The question still is which one of these is the most dependable indicator of the economy of a country. To me none, none is independently able to provide a clear picture of economy for many reasons. For one, GNP doesn’t give a clear picture as it doesn’t specify how much of the money earned by an Indian corporation outside India, comes back to India, how much does the exchequer earns from such corporations through direct or indirect taxes. For the other the GDP too doesn’t provide any clear picture as it hides the same information about the foreign corporations working on Indian soil. Though for the sake of national pride we admit to one of the two, still we need to choose between the nominal or real figures and none of which is again able to prove anything independently. The nominal figures hide the inflation effect and the real figures totally ignore the inflation effect which is very important.

 

So how does one gauge the health of economy? The answer is obvious, by going beyond GDP and GNP figures, understanding how these figures affect the other economic indicators and how other economic indicators affect these figures.
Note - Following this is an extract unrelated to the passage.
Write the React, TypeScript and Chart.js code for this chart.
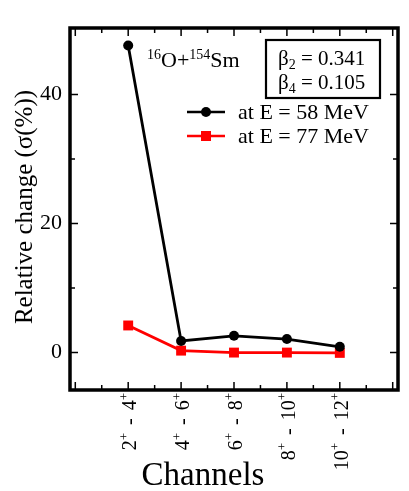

9 Responses to “The GDP or GNP…??”

  1. Yogesh Says:

    nice post…

  2. Ganesh Says:

    Good one!!

  3. Govind Says:

    A nice read again…

    One of the reason GDP is used to reflect an economy’s rate of development is because, GDP reflects
    1) capcity of the economy to hold investment(both local and foreign) and
    2) in most cases, GDP can be assumed to be directly proportional to the amount of employment….

    Correct me if my above points are misplaced.

    The next blog in this series could well be ‘Where ahould the terms GDP and GNP be used? I mean, given a choice to choose from, which term should one choose to reflect a particular ecnomical comparison/example… ‘

    Regards
    Govind K

  4. amol patil Says:

    nice post ..i think now a days Gross happiness product(GHP) is also consider

  5. anoop. a. deshpande Says:

    The concepts dealt with in this post are there in the syllabus of 11th commerce. but i am sure very few student understand it properly even after reading bunch of pages. and i am again sure that if this article is given to those guys, they’ll not be having any queries about thsese ever again. simplicity on the complexity is the ‘thing’ in this article.

  6. REJITH Says:

    Good Enough to differentiate between GDP & GNP

  7. Aditya Bellur Says:

    Great post. Great delivery. Very readable.

  8. mayank Says:

    The article is very good.

    In the example of maruti car prices, shouldnt the inflation be 100% and not 50%.

    Just adding to the points mentioned, the real GDP is calculated by dividing the nominal GDP by the inflation factor. This will give a slightly diffent value than what we will get after subtrating the inflation percentage.

    E.g. GDP value = 100 rs–next year Nominal GDP = 108 rs.–inflation = 7%.

    Real GDP = 108/107 = 100.93 and not 101 (108-107).

    Please correct me if i am wrong.

    Thanks for the wonderful article.